§ Problem requirements
Extract each line of the material that follows exactly and omit its pictures.

--

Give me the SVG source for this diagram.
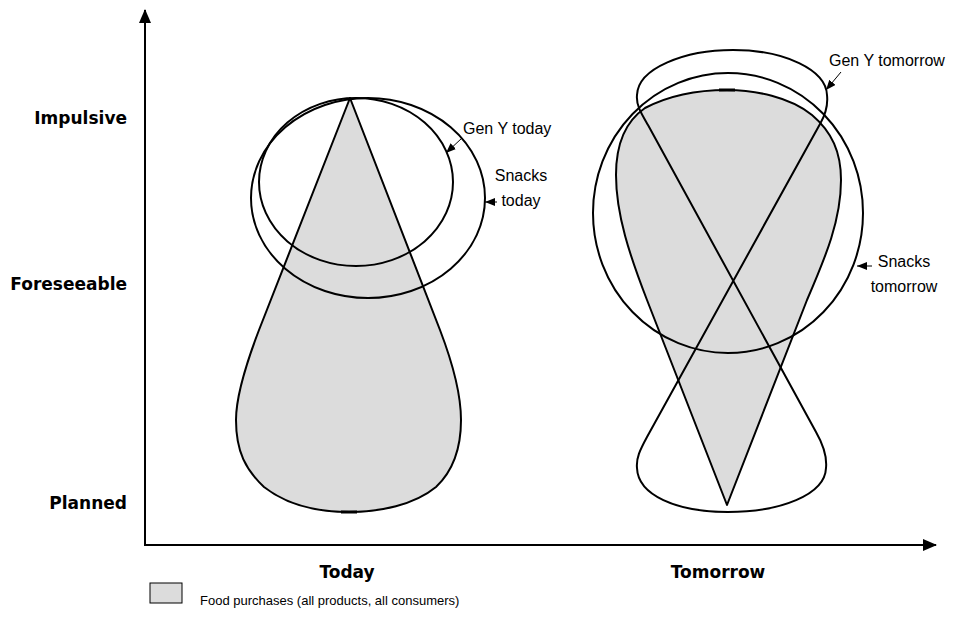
<svg xmlns="http://www.w3.org/2000/svg" width="979" height="635" viewBox="0 0 979 635">
<style>
.ol{fill:none;stroke:#000;stroke-width:2}
.gray{fill:#dcdcdc;stroke:#000;stroke-width:2;stroke-linejoin:round}
.ax{fill:none;stroke:#000;stroke-width:2}
.ptr{fill:none;stroke:#000;stroke-width:1}
.tick{stroke:#000;stroke-width:3}
.b{font-family:"DejaVu Sans",sans-serif;font-weight:bold;font-size:17px;fill:#000}
.r{font-family:"Liberation Sans",Arial,sans-serif;font-size:16px;fill:#000}
.lg{font-family:"Liberation Sans",Arial,sans-serif;font-size:13px;fill:#000}
</style>
<defs>
<marker id="ah" markerWidth="14" markerHeight="12" refX="13" refY="6" orient="auto" markerUnits="userSpaceOnUse"><path d="M0,0 L14,6 L0,12 Z"/></marker>
<marker id="ps" markerWidth="10" markerHeight="8" refX="10" refY="4" orient="auto" markerUnits="userSpaceOnUse"><path d="M0,0 L10,4 L0,8 Z"/></marker>
</defs>

<g id="axes">
<path class="ax" d="M145,546 L145,10" marker-end="url(#ah)"/>
<path class="ax" d="M144,545 L936,545" marker-end="url(#ah)"/>
<text class="b" x="127" y="124" text-anchor="end">Impulsive</text>
<text class="b" x="127" y="290" text-anchor="end">Foreseeable</text>
<text class="b" x="127" y="509" text-anchor="end">Planned</text>
<text class="b" x="347" y="578" text-anchor="middle">Today</text>
<text class="b" x="718" y="578" text-anchor="middle">Tomorrow</text>
</g>

<g id="food-today">
<path class="gray" d="M350,98 L259,330 C246,364 236,395 236,420 C236,452 246,470 264,487 C287,505 318,512 349,512 C380,512 414,505 436,487 C453,471 461,450 461,420 C461,395 453,364 440,330 Z"/>
<line class="tick" x1="341" y1="512" x2="357" y2="512"/>
</g>

<g id="food-tomorrow">
<path class="gray" d="M727,505 L647,300 C630,256 616,215 616,175 C616,142 626,121 645,108 C670,95 700,90 727,90 C755,90 790,97 812,115 C832,132 841,152 841,180 C841,220 826,256 807,300 Z"/>
<line class="tick" x1="719" y1="90" x2="735" y2="90"/>
</g>

<g id="genY-today">
<ellipse class="ol" cx="356" cy="182" rx="97" ry="84"/>
</g>

<g id="snacks-today">
<ellipse class="ol" cx="368" cy="198" rx="117" ry="100"/>
</g>

<g id="snacks-tomorrow">
<ellipse class="ol" cx="728" cy="213" rx="135" ry="140"/>
</g>

<g id="genY-tomorrow">
<path class="ol" d="M648,125 L816,432 C824,446 827,458 826,468 C825,495 780,512 728,512 C676,512 638,495 637,468 C636,458 640,450 647,437 L820,124 C827,112 828,104 827,95 C826,70 785,50 733,50 C685,50 638,68 637,95 C636,105 641,113 648,125 Z"/>
</g>

<g id="labels">
<text class="r" x="463" y="134">Gen Y today</text>
<text class="r" x="521" y="181" text-anchor="middle">Snacks</text>
<text class="r" x="521" y="206" text-anchor="middle">today</text>
<text class="r" x="829" y="66">Gen Y tomorrow</text>
<text class="r" x="904" y="267" text-anchor="middle">Snacks</text>
<text class="r" x="904" y="292" text-anchor="middle">tomorrow</text>
</g>

<g id="connectors">
<path class="ptr" d="M462,138 L446,153" marker-end="url(#ps)"/>
<path class="ptr" d="M497,202 L485,202" marker-end="url(#ps)"/>
<path class="ptr" d="M841,72 L826,90" marker-end="url(#ps)"/>
<path class="ptr" d="M872,266 L857,266" marker-end="url(#ps)"/>
</g>

<g id="legend">
<rect x="150" y="583" width="32" height="20" fill="#dcdcdc" stroke="#000" stroke-width="1"/>
<text class="lg" x="200" y="605">Food purchases (all products, all consumers)</text>
</g>
</svg>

--

§ Answer to this task
Give me the SVG source for this diagram.
<svg xmlns="http://www.w3.org/2000/svg" width="979" height="635" viewBox="0 0 979 635">
<style>
.ol{fill:none;stroke:#000;stroke-width:2}
.gray{fill:#dcdcdc;stroke:#000;stroke-width:2;stroke-linejoin:round}
.ax{fill:none;stroke:#000;stroke-width:2}
.ptr{fill:none;stroke:#000;stroke-width:1}
.tick{stroke:#000;stroke-width:3}
.b{font-family:"DejaVu Sans",sans-serif;font-weight:bold;font-size:17px;fill:#000}
.r{font-family:"Liberation Sans",Arial,sans-serif;font-size:16px;fill:#000}
.lg{font-family:"Liberation Sans",Arial,sans-serif;font-size:13px;fill:#000}
</style>
<defs>
<marker id="ah" markerWidth="14" markerHeight="12" refX="13" refY="6" orient="auto" markerUnits="userSpaceOnUse"><path d="M0,0 L14,6 L0,12 Z"/></marker>
<marker id="ps" markerWidth="10" markerHeight="8" refX="10" refY="4" orient="auto" markerUnits="userSpaceOnUse"><path d="M0,0 L10,4 L0,8 Z"/></marker>
</defs>

<g id="axes">
<path class="ax" d="M145,546 L145,10" marker-end="url(#ah)"/>
<path class="ax" d="M144,545 L936,545" marker-end="url(#ah)"/>
<text class="b" x="127" y="124" text-anchor="end">Impulsive</text>
<text class="b" x="127" y="290" text-anchor="end">Foreseeable</text>
<text class="b" x="127" y="509" text-anchor="end">Planned</text>
<text class="b" x="347" y="578" text-anchor="middle">Today</text>
<text class="b" x="718" y="578" text-anchor="middle">Tomorrow</text>
</g>

<g id="food-today">
<path class="gray" d="M350,98 L259,330 C246,364 236,395 236,420 C236,452 246,470 264,487 C287,505 318,512 349,512 C380,512 414,505 436,487 C453,471 461,450 461,420 C461,395 453,364 440,330 Z"/>
<line class="tick" x1="341" y1="512" x2="357" y2="512"/>
</g>

<g id="food-tomorrow">
<path class="gray" d="M727,505 L647,300 C630,256 616,215 616,175 C616,142 626,121 645,108 C670,95 700,90 727,90 C755,90 790,97 812,115 C832,132 841,152 841,180 C841,220 826,256 807,300 Z"/>
<line class="tick" x1="719" y1="90" x2="735" y2="90"/>
</g>

<g id="genY-today">
<ellipse class="ol" cx="356" cy="182" rx="97" ry="84"/>
</g>

<g id="snacks-today">
<ellipse class="ol" cx="368" cy="198" rx="117" ry="100"/>
</g>

<g id="snacks-tomorrow">
<ellipse class="ol" cx="728" cy="213" rx="135" ry="140"/>
</g>

<g id="genY-tomorrow">
<path class="ol" d="M648,125 L816,432 C824,446 827,458 826,468 C825,495 780,512 728,512 C676,512 638,495 637,468 C636,458 640,450 647,437 L820,124 C827,112 828,104 827,95 C826,70 785,50 733,50 C685,50 638,68 637,95 C636,105 641,113 648,125 Z"/>
</g>

<g id="labels">
<text class="r" x="463" y="134">Gen Y today</text>
<text class="r" x="521" y="181" text-anchor="middle">Snacks</text>
<text class="r" x="521" y="206" text-anchor="middle">today</text>
<text class="r" x="829" y="66">Gen Y tomorrow</text>
<text class="r" x="904" y="267" text-anchor="middle">Snacks</text>
<text class="r" x="904" y="292" text-anchor="middle">tomorrow</text>
</g>

<g id="connectors">
<path class="ptr" d="M462,138 L446,153" marker-end="url(#ps)"/>
<path class="ptr" d="M497,202 L485,202" marker-end="url(#ps)"/>
<path class="ptr" d="M841,72 L826,90" marker-end="url(#ps)"/>
<path class="ptr" d="M872,266 L857,266" marker-end="url(#ps)"/>
</g>

<g id="legend">
<rect x="150" y="583" width="32" height="20" fill="#dcdcdc" stroke="#000" stroke-width="1"/>
<text class="lg" x="200" y="605">Food purchases (all products, all consumers)</text>
</g>
</svg>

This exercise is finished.